- [Work to do]:
Your task is to retype the lines from the opening of the material through the line that includes "from matplotlib.ticker import". Do not copy the pictures.

- [Data]:

[BEGIN]

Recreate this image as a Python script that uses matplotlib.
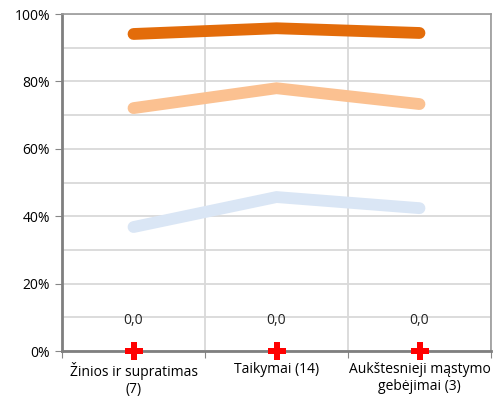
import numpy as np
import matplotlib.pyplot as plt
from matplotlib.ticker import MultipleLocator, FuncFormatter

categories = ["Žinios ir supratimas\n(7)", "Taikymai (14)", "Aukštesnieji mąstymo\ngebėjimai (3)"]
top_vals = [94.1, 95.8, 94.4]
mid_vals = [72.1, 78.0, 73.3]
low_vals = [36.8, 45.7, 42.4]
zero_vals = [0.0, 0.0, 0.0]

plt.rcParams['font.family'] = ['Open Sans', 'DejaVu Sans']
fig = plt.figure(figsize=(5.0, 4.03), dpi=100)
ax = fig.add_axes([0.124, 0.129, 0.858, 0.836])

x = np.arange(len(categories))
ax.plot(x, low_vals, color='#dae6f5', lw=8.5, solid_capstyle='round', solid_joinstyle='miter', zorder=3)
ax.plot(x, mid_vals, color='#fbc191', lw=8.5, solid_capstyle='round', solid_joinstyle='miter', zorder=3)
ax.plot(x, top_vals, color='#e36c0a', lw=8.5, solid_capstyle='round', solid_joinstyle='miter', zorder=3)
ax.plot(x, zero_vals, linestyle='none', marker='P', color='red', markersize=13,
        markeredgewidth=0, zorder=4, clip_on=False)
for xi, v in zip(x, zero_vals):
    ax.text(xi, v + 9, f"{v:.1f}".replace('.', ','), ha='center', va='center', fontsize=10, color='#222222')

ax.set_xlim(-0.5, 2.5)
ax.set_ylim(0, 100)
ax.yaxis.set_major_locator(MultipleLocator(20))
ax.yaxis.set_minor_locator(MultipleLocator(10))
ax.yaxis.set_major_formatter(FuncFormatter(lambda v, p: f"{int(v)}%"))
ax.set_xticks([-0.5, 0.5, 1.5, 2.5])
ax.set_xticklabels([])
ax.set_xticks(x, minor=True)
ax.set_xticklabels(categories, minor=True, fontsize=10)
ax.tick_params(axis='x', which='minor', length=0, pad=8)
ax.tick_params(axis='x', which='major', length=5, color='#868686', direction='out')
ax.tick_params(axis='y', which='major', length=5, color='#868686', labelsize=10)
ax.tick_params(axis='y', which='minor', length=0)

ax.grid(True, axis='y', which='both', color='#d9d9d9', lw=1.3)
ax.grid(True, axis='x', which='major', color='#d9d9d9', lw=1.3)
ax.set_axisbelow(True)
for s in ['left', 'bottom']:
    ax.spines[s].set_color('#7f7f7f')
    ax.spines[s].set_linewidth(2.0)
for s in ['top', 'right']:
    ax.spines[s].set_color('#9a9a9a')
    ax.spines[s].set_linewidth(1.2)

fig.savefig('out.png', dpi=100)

[END]

- [Response to this task]:
Recreate this image as a Python script that uses matplotlib.
import numpy as np
import matplotlib.pyplot as plt
from matplotlib.ticker import MultipleLocator, FuncFormatter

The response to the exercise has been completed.